> _Items_
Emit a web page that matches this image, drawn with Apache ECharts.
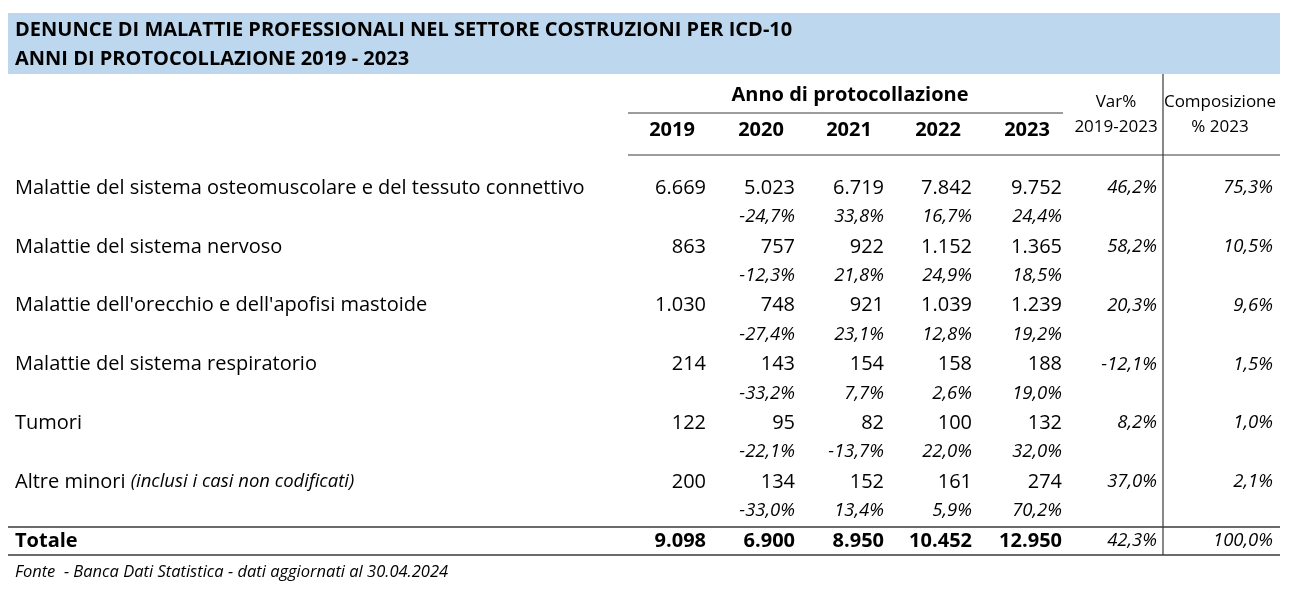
<!DOCTYPE html>
<html><head><meta charset="utf-8">
<script src="https://cdn.jsdelivr.net/npm/echarts@6/dist/echarts.min.js"></script>
<style>html,body{margin:0;padding:0;background:#fff}#c{width:1305px;height:607px}</style>
</head><body><div id="c"></div>
<script>
// ---- data ----
const titleLines = ["DENUNCE DI MALATTIE PROFESSIONALI NEL SETTORE COSTRUZIONI PER ICD-10", "ANNI DI PROTOCOLLAZIONE 2019 - 2023"];
const categories = ["Malattie del sistema osteomuscolare e del tessuto connettivo", "Malattie del sistema nervoso", "Malattie dell'orecchio e dell'apofisi mastoide", "Malattie del sistema respiratorio", "Tumori", "Altre minori"];
const categoryNotes = ["", "", "", "", "", "(inclusi i casi non codificati)"];
const years = ["2019", "2020", "2021", "2022", "2023"];
const v2019 = [6669, 863, 1030, 214, 122, 200];
const v2020 = [5023, 757, 748, 143, 95, 134];
const v2021 = [6719, 922, 921, 154, 82, 152];
const v2022 = [7842, 1152, 1039, 158, 100, 161];
const v2023 = [9752, 1365, 1239, 188, 132, 274];
const yoy2020 = [-24.7, -12.3, -27.4, -33.2, -22.1, -33.0];
const yoy2021 = [33.8, 21.8, 23.1, 7.7, -13.7, 13.4];
const yoy2022 = [16.7, 24.9, 12.8, 2.6, 22.0, 5.9];
const yoy2023 = [24.4, 18.5, 19.2, 19.0, 32.0, 70.2];
const var2019_2023 = [46.2, 58.2, 20.3, -12.1, 8.2, 37.0];
const comp2023 = [75.3, 10.5, 9.6, 1.5, 1.0, 2.1];
const totals = [9098, 6900, 8950, 10452, 12950];
const totalVar = 42.3;
const totalComp = 100.0;
const groupHeader = "Anno di protocollazione";
const varHeader = ["Var%", "2019-2023"];
const compHeader = ["Composizione", "% 2023"];
const totalLabel = "Totale";
const sourceNote = "Fonte  - Banca Dati Statistica - dati aggiornati al 30.04.2024";

// ---- formatting ----
const fmtInt = n => String(n).replace(/\B(?=(\d{3})+(?!\d))/g, '.');
const fmtPct = n => n.toFixed(1).replace('.', ',') + '%';

// ---- layout (table geometry in layout units = px) ----
const FONT = '"Open Sans", "Noto Sans", sans-serif';
const L = {
  left: 8, right: 1280, labelX: 15,
  colRight: [706, 795, 884, 972, 1062], colCenter: [672, 761, 849, 938, 1027],
  varRight: 1157, varCenter: 1116, compRight: 1273, compCenter: 1220, vline: 1163,
  rowTop: 188, rowStep: 58.8, pctOff: 29, totalY: 541
};
const yearsMatrix = [v2019, v2020, v2021, v2022, v2023];
const yoyMatrix = [null, yoy2020, yoy2021, yoy2022, yoy2023];

const STY = {
  title: {font: 'bold 20px ' + FONT, align: 'left'},
  label: {font: '20px ' + FONT, align: 'left'},
  num: {font: '20px ' + FONT, align: 'right'},
  pct: {font: 'italic 18.5px ' + FONT, align: 'right'},
  head: {font: 'bold 20px ' + FONT, align: 'center'},
  sub: {font: '17px ' + FONT, align: 'center'},
  bold: {font: 'bold 20px ' + FONT, align: 'left'},
  boldNum: {font: 'bold 20px ' + FONT, align: 'right'},
  note: {font: 'italic 16.5px ' + FONT, align: 'left'}
};

const cells = [];
const add = (x, y, text, s) => cells.push([x, y, text, s]);
titleLines.forEach((t, i) => add(L.labelX, 30 + i * 29, t, 'title'));
add(850, 95, groupHeader, 'head');
years.forEach((y, j) => add(L.colCenter[j], 130, y, 'head'));
add(L.varCenter, 102, varHeader[0], 'sub');
add(L.varCenter, 127, varHeader[1], 'sub');
add(L.compCenter, 102, compHeader[0], 'sub');
add(L.compCenter, 127, compHeader[1], 'sub');
categories.forEach((c, i) => {
  const y = L.rowTop + i * L.rowStep;
  add(L.labelX, y, categoryNotes[i] ? '{a|' + c + '} {b|' + categoryNotes[i] + '}' : c, 'label');
  yearsMatrix.forEach((arr, j) => {
    add(L.colRight[j], y, fmtInt(arr[i]), 'num');
    if (yoyMatrix[j]) add(L.colRight[j], y + L.pctOff, fmtPct(yoyMatrix[j][i]), 'pct');
  });
  add(L.varRight, y, fmtPct(var2019_2023[i]), 'pct');
  add(L.compRight, y, fmtPct(comp2023[i]), 'pct');
});
add(L.labelX, L.totalY, totalLabel, 'bold');
totals.forEach((t, j) => add(L.colRight[j], L.totalY, fmtInt(t), 'boldNum'));
add(L.varRight, L.totalY, fmtPct(totalVar), 'pct');
add(L.compRight, L.totalY, fmtPct(totalComp), 'pct');
add(L.labelX, 572, sourceNote, 'note');

// rules: [x1, y1, x2, y2, width]
const rules = [
  [628, 113, 1063, 113, 1], [628, 155, L.right, 155, 1.2],
  [L.vline, 74, L.vline, 555, 1.2],
  [L.left, 527, L.right, 527, 1.5], [L.left, 555, L.right, 555, 1.5]
];

const chart = echarts.init(document.getElementById('c'), null, {renderer: 'canvas'});
chart.setOption({
  animation: false,
  grid: {left: 0, right: 0, top: 0, bottom: 0},
  xAxis: {type: 'value', min: 0, max: 1305, show: false},
  yAxis: {type: 'value', min: 0, max: 607, inverse: true, show: false},
  series: [
    {
      type: 'custom', silent: true, z: 1,
      data: [[L.left, 13, L.right, 74]],
      renderItem: (p, api) => {
        const a = api.coord([api.value(0), api.value(1)]);
        const b = api.coord([api.value(2), api.value(3)]);
        return {type: 'rect', shape: {x: a[0], y: a[1], width: b[0] - a[0], height: b[1] - a[1]}, style: {fill: '#BDD7EE'}};
      }
    },
    {
      type: 'custom', silent: true, z: 2,
      data: rules,
      renderItem: (p, api) => {
        const a = api.coord([api.value(0), api.value(1)]);
        const b = api.coord([api.value(2), api.value(3)]);
        return {type: 'line', shape: {x1: a[0], y1: a[1], x2: b[0], y2: b[1]}, style: {stroke: '#3a3a3a', lineWidth: api.value(4)}};
      }
    },
    {
      type: 'custom', silent: true, z: 3,
      data: cells,
      renderItem: (p, api) => {
        const d = cells[p.dataIndex];
        const pt = api.coord([d[0], d[1]]);
        const s = STY[d[3]];
        return {
          type: 'text', x: pt[0], y: pt[1],
          style: {
            text: d[2], font: s.font, fill: '#000', align: s.align, verticalAlign: 'middle',
            rich: {a: {font: '20px ' + FONT, fill: '#000'}, b: {font: 'italic 18.5px ' + FONT, fill: '#000'}}
          }
        };
      }
    }
  ]
});
</script></body></html>
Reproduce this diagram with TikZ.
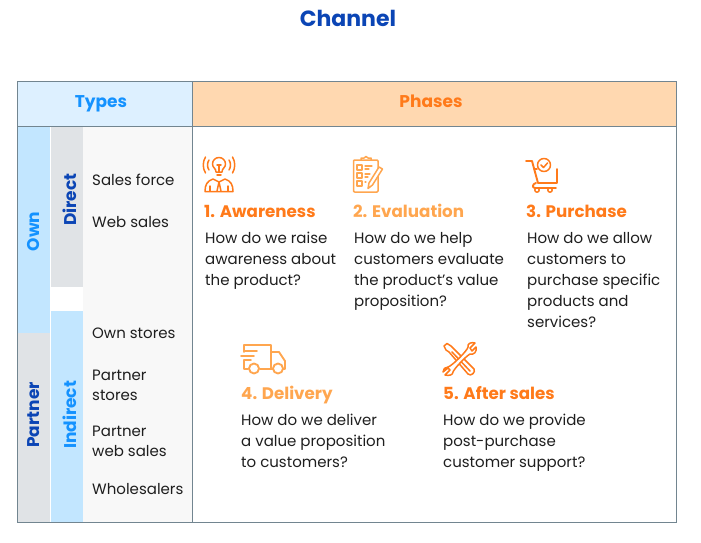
\documentclass[tikz,border=0pt]{standalone}
\usepackage{fontspec}
\setmainfont{Poppins}
\usetikzlibrary{positioning}
\definecolor{navy}{HTML}{0B45B5}
\definecolor{sky}{HTML}{1492FF}
\definecolor{paleblue}{HTML}{C2E6FF}
\definecolor{headblue}{HTML}{DDF0FF}
\definecolor{headorange}{HTML}{FFD8B0}
\definecolor{cellgray}{HTML}{E0E3E6}
\definecolor{cellwhite}{HTML}{F8F8F8}
\definecolor{rule}{HTML}{728590}
\definecolor{orange}{HTML}{FF7A1A}
\definecolor{lightorange}{HTML}{FFA64F}
\definecolor{ink}{HTML}{1E1E1E}
\tikzset{
  sidelabel/.style={rotate=90,anchor=base,inner sep=0pt,font=\fontsize{17}{17}\selectfont\bfseries},
  headlabel/.style={anchor=base,inner sep=0pt,font=\fontsize{17}{17}\selectfont\bfseries},
  itemlabel/.style={anchor=base west,inner sep=0pt,text=ink,font=\fontsize{15}{21}\selectfont,align=left},
  phaselabel/.style={anchor=base west,inner sep=0pt,font=\fontsize{16.7}{17}\selectfont\bfseries},
  icon/.style={line width=1.5pt,line cap=round,line join=round},
}
\begin{document}
\begin{tikzpicture}[x=1pt,y=-1pt]
  \useasboundingbox (0,0) rectangle (701,543);
  \node[headlabel,font=\fontsize{22}{22}\selectfont\bfseries,text=navy] (title) at (348,26.5) {Channel};
  % table cells
  \fill[headblue] (18,82) rectangle (192,126);
  \fill[headorange] (192,82) rectangle (676,126);
  \fill[cellwhite] (83,126) rectangle (192,522);
  \fill[paleblue] (18,126) rectangle (50,333);
  \fill[cellgray] (18,333) rectangle (50,522);
  \fill[cellgray] (51,126) rectangle (83,287);
  \fill[paleblue] (51,311) rectangle (83,522);
  \draw[rule] (17.5,81.5) rectangle (676.5,522.5);
  \draw[rule] (17.5,126) -- (676.5,126);
  \draw[rule] (192.5,81.5) -- (192.5,522.5);
  % headers
  \node[headlabel,text=sky] (types) at (101,107) {Types};
  \node[headlabel,text=orange] (phases) at (431,107) {Phases};
  \node[sidelabel,text=sky] (own) at (39,231.5) {Own};
  \node[sidelabel,text=navy] (partner) at (39,415) {Partner};
  \node[sidelabel,text=navy] (direct) at (76,199.5) {Direct};
  \node[sidelabel,text=sky] (indirect) at (76,415) {Indirect};
  % types
  \node[itemlabel] (force) at (92,185) {Sales force};
  \node[itemlabel] (web) at (92,227) {Web sales};
  \node[itemlabel] (ownst) at (92,338) {Own stores};
  \node[itemlabel,font=\fontsize{15}{20}\selectfont] (partst) at (92,400) {Partner\\stores};
  \node[itemlabel,font=\fontsize{15}{20}\selectfont] (partweb) at (92,456) {Partner\\web sales};
  \node[itemlabel] (whole) at (92,494) {Wholesalers};
  % phases
  \node[phaselabel,text=orange] (aware) at (204,217) {1. Awareness};
  \node[phaselabel,text=lightorange] (eval) at (353,217) {2. Evaluation};
  \node[phaselabel,text=orange] (purch) at (526,217) {3. Purchase};
  \node[phaselabel,text=lightorange] (deliv) at (241,399) {4. Delivery};
  \node[phaselabel,text=orange] (after) at (443,399) {5. After sales};
  \node[itemlabel] (awaretxt) at (205,285) {How do we raise\\awareness about\\the product?};
  \node[itemlabel] (evaltxt) at (354,306) {How do we help\\customers evaluate\\the product's value\\proposition?};
  \node[itemlabel] (purchtxt) at (527,327) {How do we allow\\customers to\\purchase specific\\products and\\services?};
  \node[itemlabel] (delivtxt) at (241,467) {How do we deliver\\a value proposition\\to customers?};
  \node[itemlabel] (aftertxt) at (443,467) {How do we provide\\post-purchase\\customer support?};
  % bulb and person
  \begin{scope}[icon,orange]
    \draw (216,172) .. controls (216,168) and (212.5,168) .. (212.5,164) arc (180:360:6.5) .. controls (225.5,168) and (222,168) .. (222,172) -- cycle;
    \draw (217,175) -- (221,175);
    \draw (219,172) -- (219,165) (217,165) -- (221,165);
    \draw (209,160) .. controls (207,163) and (207,167) .. (209,170);
    \draw (205.5,157) .. controls (202.5,162) and (202.5,168) .. (205.5,173);
    \draw (229,160) .. controls (231,163) and (231,167) .. (229,170);
    \draw (232.5,157) .. controls (235.5,162) and (235.5,168) .. (232.5,173);
    \draw (205,191.5) .. controls (205,185) and (207,181) .. (213,179) -- (219,182) -- (225,179) .. controls (231,181) and (233,185) .. (233,191.5) -- cycle;
    \draw (219,182) -- (217,191) (219,182) -- (221,191);
    \draw (210,186) -- (210,191) (228,186) -- (228,191);
  \end{scope}
  % clipboard
  \begin{scope}[icon,lightorange]
    \draw[rounded corners=1pt] (353.5,160) rectangle (378,192);
    \draw (361,160) -- (361,158) -- (364,158) -- (366,156.5) -- (368,158) -- (371,158) -- (371,160);
    \draw[line width=1.1pt] (357,165) rectangle (362,170) (357,173) rectangle (362,178) (357,181) rectangle (362,186);
    \draw[line width=1.1pt] (365,166) -- (372,166) (365,169) -- (369,169) (365,174) -- (370,174) (365,177) -- (368,177) (365,182) -- (366,182);
    \draw[fill=white] (368,188.5) -- (369,183) -- (379,167) -- (382.5,169) -- (372.5,185) -- cycle;
  \end{scope}
  % cart
  \begin{scope}[icon,orange]
    \draw[line width=1.9pt] (526,161) -- (532,161) -- (538,183) -- (557,183) -- (557,169);
    \draw[line width=1.9pt] (536,183) .. controls (532,184) and (532,188) .. (535,188) -- (556,188);
    \draw (544,165) circle (6.5);
    \draw (541,165) -- (543.5,167.5) -- (547.5,163);
    \draw (537,190) circle (2.2) (550,190) circle (2.2);
    \draw (534,169) -- (537,169);
  \end{scope}
  % truck
  \begin{scope}[icon,lightorange,line width=1.9pt]
    \draw (244,352) -- (244,345) -- (271,345) -- (271,369) -- (260,369);
    \draw (248,369) -- (244,369) -- (244,360);
    \draw (241,356) -- (254,356) (244,351) -- (257,351) (244,360) -- (251,360);
    \draw (271,352) -- (279,352) -- (285,361) -- (285,369) -- (283,369);
    \draw (271,369) -- (273,369);
    \draw (254,368.5) circle (5) (278,368.5) circle (5);
  \end{scope}
  % wrench and screwdriver
  \begin{scope}[icon,orange]
    \draw (444,346) -- (447,343.5) -- (451,346) -- (470,365) -- (474,369) .. controls (476,372) and (471,377) .. (468,374) -- (449,352) -- (446,350) -- cycle;
    \draw (452,352) -- (470,371);
    \draw[fill=white] (448,367) .. controls (452,366) and (468,350) .. (468,347) .. controls (467,343) and (472,342) .. (475,343) -- (470,348) -- (472,351) -- (476,347) .. controls (477,352) and (474,355) .. (470,354) .. controls (465,357) and (454,369) .. (453,372) .. controls (453,375) and (449,376) .. (445,375) -- (450,370) -- (448,368) -- (443,372) .. controls (443,369) and (445,367) .. (448,367) -- cycle;
  \end{scope}
\end{tikzpicture}
\end{document}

> _Directions for this task_
Gather all lines from the records above in which "with" appears.

> _Solution to the problem_
Emit a web page that matches this image, drawn with Apache ECharts.
Reproduce this diagram with TikZ.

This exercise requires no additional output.